DEM Aceh menekankan bahwa transparansi dan akuntabilitas dalam distribusi energi, terutama bahan bakar bersubsidi, adalah prinsip fundamental yang harus dijaga. Setiap bentuk penyelewengan akan berdampak langsung pada masyarakat, terutama kelompok yang paling membutuhkan.
Hal serupa disampaikan oleh Presiden DEM Aceh, Faizar Rianda. DEM Aceh mendorong Pertamina untuk segera mengambil langkah konkret dalam memulihkan citra dan kepercayaan masyarakat Aceh.
Sebagai satu-satunya penyedia layanan SPBU di Aceh, Pertamina memiliki tanggung jawab besar dalam memastikan kualitas BBM yang beredar memenuhi standar dan bebas dari praktik oplosan.
“Kepercayaan publik merupakan aset penting yang harus dijaga, dan hal tersebut hanya dapat diraih melalui transparansi, pengawasan ketat, serta komunikasi terbuka kepada masyarakat. Uji laboratorium independen, sosialisasi aktif, dan peningkatan pengawasan di seluruh lini distribusi menjadi langkah penting yang harus segera direalisasikan,” ungkap Faizar Rianda.
Oknum yang diduga terlibat dalam praktik ini adalah pihak Patra Niaga, anak perusahaan Pertamina yang bertanggung jawab dalam distribusi BBM.
Keterlibatan oknum dari Patra Niaga semakin memperburuk citra Pertamina di mata masyarakat, mengingat perusahaan tersebut memiliki peran vital dalam menjaga kualitas dan kuantitas BBM di seluruh Indonesia.
Dugaan praktik oplosan antara Pertalite dan Pertamax yang dilakukan oleh oknum ini memperkuat asumsi masyarakat bahwa kualitas BBM yang beredar tidak sesuai dengan standar yang dijanjikan.

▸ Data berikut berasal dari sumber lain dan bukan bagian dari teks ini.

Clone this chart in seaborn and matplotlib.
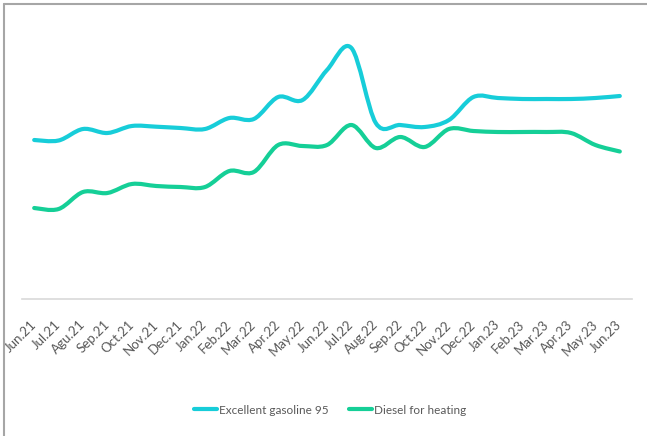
import numpy as np
import pandas as pd
import seaborn as sns
import matplotlib.pyplot as plt
from matplotlib.path import Path
from matplotlib.patches import PathPatch
from matplotlib.lines import Line2D

# Monthly values (no y scale shown, arbitrary units)
months = ["Jun.21", "Jul.21", "Agu.21", "Sep.21", "Oct.21", "Nov.21", "Dec.21",
          "Jan.22", "Feb.22", "Mar.22", "Apr.22", "May.22", "Jun.22", "Jul.22",
          "Aug.22", "Sep.22", "Oct.22", "Nov.22", "Dec.22", "Jan.23", "Feb.23",
          "Mar.23", "Apr.23", "May.23", "Jun.23"]
gasoline = [159, 158.5, 170, 166, 173, 172.3, 171, 170, 181, 180, 202, 199, 229,
            251, 176, 174, 172, 179, 202, 201, 200, 200, 200, 201, 203]
diesel = [91, 90, 107, 106, 115, 113, 112, 112, 128, 127, 154, 153, 154,
          174, 151, 162, 152, 170, 168, 167, 167, 167, 166, 154, 147.5]
series_names = ["Excellent gasoline 95", "Diesel for heating"]
colors = ["#17CDD9", "#15CF97"]


# Excel-style smoothed line: Catmull-Rom segments as cubic Bezier curves
def smooth_path(x, y):
    pts = np.column_stack([x, y]).astype(float)
    ext = np.vstack([pts[0], pts, pts[-1]])
    verts = [pts[0]]
    codes = [Path.MOVETO]
    for i in range(1, len(ext) - 2):
        p0, p1, p2, p3 = ext[i - 1], ext[i], ext[i + 1], ext[i + 2]
        verts += [p1 + (p2 - p0) / 6, p2 - (p3 - p1) / 6, p2]
        codes += [Path.CURVE4] * 3
    return Path(verts, codes)


sns.set_theme(style="white")
plt.rcParams['font.family'] = ['Lato', 'DejaVu Sans']

df = pd.DataFrame({
    "pos": list(range(len(months))) * 2,
    "value": gasoline + diesel,
    "series": [series_names[0]] * len(months) + [series_names[1]] * len(months),
})

fig = plt.figure(figsize=(6.47, 4.36), dpi=100)
ax = fig.add_axes([22 / 647, 1 - 299 / 436, 610 / 647, 279 / 436])

sns.lineplot(data=df, x="pos", y="value", hue="series", palette=colors,
             hue_order=series_names, legend=False, ax=ax)

# swap the straight seaborn lines for smoothed curves
for line, color in zip(list(ax.lines), colors):
    xd, yd = line.get_data()
    line.set_visible(False)
    ax.add_patch(PathPatch(smooth_path(xd, yd), facecolor="none", edgecolor=color,
                           lw=3, capstyle="round", joinstyle="round"))

ax.set_xlim(-0.5, len(months) - 0.5)
ax.set_ylim(0, 279)
ax.set_xticks(range(len(months)))
ax.set_xticklabels(months, rotation=45, ha="right", va="center",
                   rotation_mode="anchor", fontsize=9.5, color="#595959")
ax.tick_params(axis="x", length=0, pad=17)
ax.set_yticks([])
ax.set_xlabel("")
ax.set_ylabel("")
for side in ["top", "left", "right"]:
    ax.spines[side].set_visible(False)
ax.spines["bottom"].set_color("#d9d9d9")
ax.spines["bottom"].set_linewidth(1.2)

handles = [Line2D([], [], color=c, lw=3) for c in colors]
fig.legend(handles, series_names, loc="center", bbox_to_anchor=(330 / 647, 1 - 410 / 436),
           ncol=2, frameon=False, fontsize=8.5, handlelength=2.0, handletextpad=0.15,
           columnspacing=1.7, labelcolor="#595959")

# frame edge visible only along the top and left of the reference crop
fig.add_artist(Line2D([4 / 647, 1], [1 - 4 / 436, 1 - 4 / 436],
                      transform=fig.transFigure, color="#a6a6a6", lw=1.5))
fig.add_artist(Line2D([4 / 647, 4 / 647], [0, 1 - 4 / 436],
                      transform=fig.transFigure, color="#a6a6a6", lw=1.5))

fig.savefig("out.png", dpi=100)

Meskipun tindakan ini dilakukan oleh segelintir oknum, dampaknya berpotensi merusak citra Pertamina secara keseluruhan
Hingga hari ini, masyarakat masih berasumsi bahwa BBM jenis Pertamax yang beredar di pasaran merupakan hasil oplosan dari Pertalite dan Pertamax.
Asumsi ini semakin berkembang karena minimnya langkah konkret dari Pertamina dalam membuktikan kualitas BBM melalui uji laboratorium independen.
Transparansi dalam pengelolaan BBM menjadi hal mendesak yang harus segera dilakukan agar kepercayaan masyarakat dapat kembali pulih, dan distribusi energi berjalan sesuai prinsip keadilan.
DEM Aceh meminta DPR-RI mengusulkan kepada Presiden agar Pertamina diawasi langsung oleh Presiden. Langkah ini diharapkan mampu memotong rantai komunikasi serta meminimalisir praktik korupsi oleh oknum-oknum yang tidak bertanggung jawab.
Seperti diketahui sebelumnya, kasus dugaan korupsi di PT Pertamina yang diungkap oleh Kejaksaan Agung dengan nilai kerugian negara mencapai Rp 193,7 triliun pada tahun 2023, bahkan berpotensi membengkak hingga Rp 968,5 triliun selama periode 2018-2023, menjadi bukti nyata betapa seriusnya persoalan ini.
Praktik penyelewengan ini dianggap tidak hanya merugikan negara, tetapi juga memperburuk ketidakadilan dalam distribusi energi bagi masyarakat kecil yang berhak menerima subsidi.
“Pengujian BBM di setiap SPBU dengan melibatkan laboratorium independen serta demonstrasi langsung di hadapan masyarakat merupakan langkah konkret yang harus dilakukan Pertamina. Ini adalah bentuk tanggung jawab dalam memastikan masyarakat mendapatkan BBM berkualitas sesuai dengan haknya,” tutup Amar Wahyu Putra.